Both the approaches and the prospects could hardly be more different, but for Glasgow Warriors and Edinburgh the last remaining objective in this year's tournament is to prevent this from being Scotland's worst ever Heineken Cup season.
The context in which they are doing so this weekend has been well documented as negotiators battle over the future of Scottish teams in Europe's top competition against a background of unprecedented failure on the international front.
On the face of it, Glasgow look to have the better chance of producing the result that would prevent another Scottish "whitewash", this time a first in the history of European competition.
Edinburgh, after all, are heading south to meet a formidable Saracens side who thrashed them at Murrayfield. Furthermore, it is a measure of where things are in the capital that a performance in which they rallied late on to reduce last week's defeat to a nine-point margin, was deemed sufficient improvement to draw what is pretty much a vote of confidence from their management.
By contrast, Glasgow's performance in the away match at Northampton, in which the coach Gregor Townsend believes they played their best attacking rugby of the season for the first 35 minutes, ought to offer considerable hope they can finish with a flourish at home.
Yet, where Michael Bradley has made just one change to his Edinburgh side for the trip to Watford, Townsend's selection for today's match looks to owe at least as much to managing his squad with international and forthcoming RaboDirect Pro12 demands in mind as it does to being competitive in its own right.
A dozen changes, two positional and 10 personnel, would otherwise be considered extraordinary and he admitted, for example, that Rob Harley, who has done some exceptional work in recent works, probably could have played had this been a more significant encounter.
Since his team's Pro12 bid – they sit second in the table – provides the last chance of redemption for the Scottish teams in a season when so much was expected as resources were pumped into them, Townsend probably needs to be a bit cautious. Warriors have 19 of his players in the Scotland squad announced this week, and three more invited to join the camp while injured. Others, such as Tom Ryder and Graeme Morrison, are on the fringes while Rory Lamont has suffered a setback with inflammation flaring in the ankle that kept him out for the past year. All of which means Glasgow's strength in depth will be examined thoroughly as they try to maintain their challenge for a play-off place.
However, such has been the bolstering of resources this season that they ought to be able to cope and Townsend believes that, for all the changes he has made, the quality of players he has been fielding should have done much better in this tournament. "It's been frustrating . . . disappointing," he said.
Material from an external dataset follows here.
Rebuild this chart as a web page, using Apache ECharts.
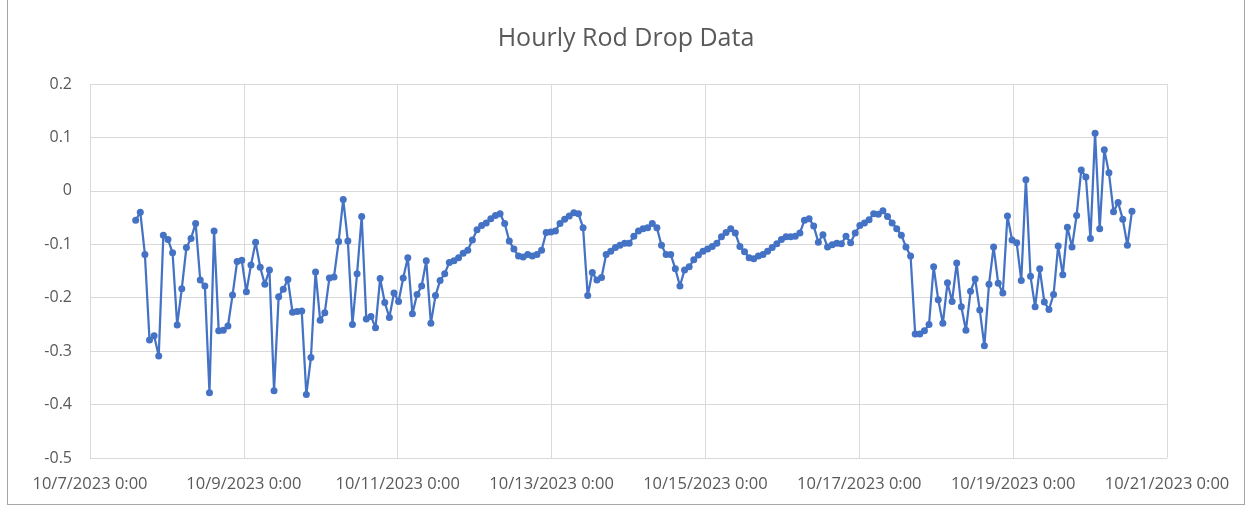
<!DOCTYPE html>
<html>
<head>
<meta charset="utf-8">
<script src="https://cdn.jsdelivr.net/npm/echarts@6/dist/echarts.min.js"></script>
<style>
  html, body { margin: 0; padding: 0; background: #fff; }
  #wrap { position: relative; width: 1252px; height: 506px; overflow: hidden; }
  #frame { position: absolute; left: 7px; top: -2px; width: 1238px; height: 507px; border: 1px solid #a6a6a6; box-sizing: border-box; }
  #chart { position: absolute; left: 0; top: 0; width: 1252px; height: 506px; }
</style>
</head>
<body>
<div id="wrap">
  <div id="frame"></div>
  <div id="chart"></div>
</div>
<script>
// hours since 10/7/2023 0:00 for the first reading, and spacing between readings
const firstHour = 14.25
const stepHours = 1.439

// rod drop readings
const rodDrop = [
  -0.055, -0.040, -0.119, -0.279, -0.271, -0.309, -0.083, -0.091, -0.116, -0.251,
  -0.183, -0.106, -0.089, -0.061, -0.167, -0.178, -0.378, -0.075, -0.262, -0.261,
  -0.253, -0.195, -0.132, -0.130, -0.189, -0.139, -0.096, -0.143, -0.175, -0.148,
  -0.374, -0.198, -0.184, -0.166, -0.227, -0.226, -0.225, -0.381, -0.312, -0.152,
  -0.242, -0.228, -0.163, -0.161, -0.095, -0.016, -0.094, -0.250, -0.155, -0.048,
  -0.240, -0.235, -0.256, -0.164, -0.209, -0.237, -0.191, -0.207, -0.163, -0.125,
  -0.230, -0.194, -0.178, -0.131, -0.248, -0.196, -0.168, -0.155, -0.134, -0.131,
  -0.125, -0.117, -0.111, -0.092, -0.073, -0.065, -0.060, -0.052, -0.046, -0.043,
  -0.061, -0.094, -0.109, -0.122, -0.124, -0.119, -0.122, -0.119, -0.111, -0.078,
  -0.077, -0.075, -0.061, -0.053, -0.047, -0.041, -0.043, -0.069, -0.196, -0.153,
  -0.167, -0.162, -0.119, -0.113, -0.106, -0.102, -0.098, -0.098, -0.085, -0.075,
  -0.071, -0.069, -0.061, -0.069, -0.102, -0.119, -0.119, -0.146, -0.178, -0.148,
  -0.142, -0.129, -0.120, -0.113, -0.109, -0.104, -0.098, -0.086, -0.078, -0.071,
  -0.079, -0.104, -0.114, -0.125, -0.127, -0.122, -0.119, -0.113, -0.106, -0.099,
  -0.091, -0.086, -0.086, -0.085, -0.079, -0.055, -0.052, -0.066, -0.096, -0.082,
  -0.105, -0.101, -0.098, -0.099, -0.085, -0.097, -0.079, -0.065, -0.060, -0.054,
  -0.043, -0.044, -0.037, -0.048, -0.060, -0.071, -0.083, -0.105, -0.122, -0.268,
  -0.268, -0.262, -0.250, -0.142, -0.204, -0.248, -0.172, -0.207, -0.135, -0.217,
  -0.261, -0.188, -0.165, -0.223, -0.290, -0.175, -0.105, -0.173, -0.191, -0.047,
  -0.092, -0.097, -0.168, 0.021, -0.160, -0.217, -0.146, -0.208, -0.222, -0.194,
  -0.103, -0.157, -0.068, -0.105, -0.046, 0.039, 0.026, -0.089, 0.108, -0.071,
  0.077, 0.034, -0.039, -0.022, -0.053, -0.102, -0.038
]

const xMin = 0
const xMax = 336
const xStep = 48

const points = rodDrop.map((v, i) => [firstHour + i * stepHours, v])

const fmtDate = (h) => {
  const d = new Date(2023, 9, 7 + Math.round(h / 24))
  return (d.getMonth() + 1) + '/' + d.getDate() + '/' + d.getFullYear() + ' 0:00'
}

const chart = echarts.init(document.getElementById('chart'))

chart.setOption({
  animation: false,
  textStyle: { fontFamily: 'Open Sans' },
  title: {
    text: 'Hourly Rod Drop Data',
    left: 'center',
    top: 21,
    textStyle: { fontFamily: 'Open Sans', fontSize: 25, fontWeight: 'normal', color: '#595959' }
  },
  grid: { left: 90, right: 85, top: 84, bottom: 48 },
  xAxis: {
    type: 'value',
    min: xMin,
    max: xMax,
    interval: xStep,
    axisLine: { show: false },
    axisTick: { show: false },
    splitLine: { show: true, lineStyle: { color: '#d9d9d9', width: 1 } },
    axisLabel: {
      formatter: fmtDate,
      color: '#595959',
      fontSize: 16.5,
      margin: 18,
      showMinLabel: true,
      showMaxLabel: true
    }
  },
  yAxis: {
    type: 'value',
    min: -0.5,
    max: 0.2,
    interval: 0.1,
    axisLine: { show: false },
    axisTick: { show: false },
    splitLine: { lineStyle: { color: '#d9d9d9', width: 1 } },
    axisLabel: {
      formatter: (v) => String(Math.round(v * 10) / 10),
      color: '#595959',
      fontSize: 16,
      margin: 18
    }
  },
  series: [
    {
      name: 'Rod Drop',
      type: 'line',
      data: points,
      symbol: 'circle',
      symbolSize: 7,
      showAllSymbol: true,
      lineStyle: { color: '#4472c4', width: 2.25 },
      itemStyle: { color: '#4472c4' }
    }
  ]
})
</script>
</body>
</html>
"We don't want to finish the Heineken Cup season with no wins. We know we've been competitive and we've led in a few of the games. Northampton away and Castres away spring to mind, but we've got to transfer the work we've done in those games to produce a winning performance."
He admitted that, in Northampton, in the opening match in particular, the issue was more mental than physical.
"I thought we could have kicked and kept on playing till half-time," he said, after making that observation about the quality of their play in those opening 35 minutes.
"There was an element of belief involved. We were 15-nil up against the leading team in England . . . should we sit back or could we have really hammered home our momentum? There were some unfortunate circumstances. Stuart [Hogg] picked up an injury and two others picked up injuries in the back line as well which disrupted our rhythm, but it's more where we were as a team, I believe, that we didn't keep on playing."
Perversely, where one of the problems that day was that a calculated gamble on listing only two replacement backs backfired as they were forced into major reshuffles by those injuries, this time Glasgow's on-going injury crisis among front and back-row forwards means they have listed four backs on the bench this time.
That involves Alex Dunbar, one of those newly called into the Scotland squad as a centre, covering the back-row and while that may raise some technical issues in the set-piece it only emphasises just how much pace they should be able to maintain if they can start testing the mobility of Northampton's bulkier men once more.
Indeed, it is quite a state of affairs when the aforementioned Hogg, who did so much to inject hope for the future amid all the gloom last year, is speaking about struggling to keep up with a team-mate, but that is what he was doing yesterday.
"It's pretty frustrating when you do your speed tests and you're going flat out and Sean Maitland is just coasting along, cruising by," the 20-year-old said, grinning cheerfully.
"The problem is he's not got as fat an arse as me to drag along. What he has got is bags of ability and I'm looking forward to seeing him this weekend and in the international squad as well."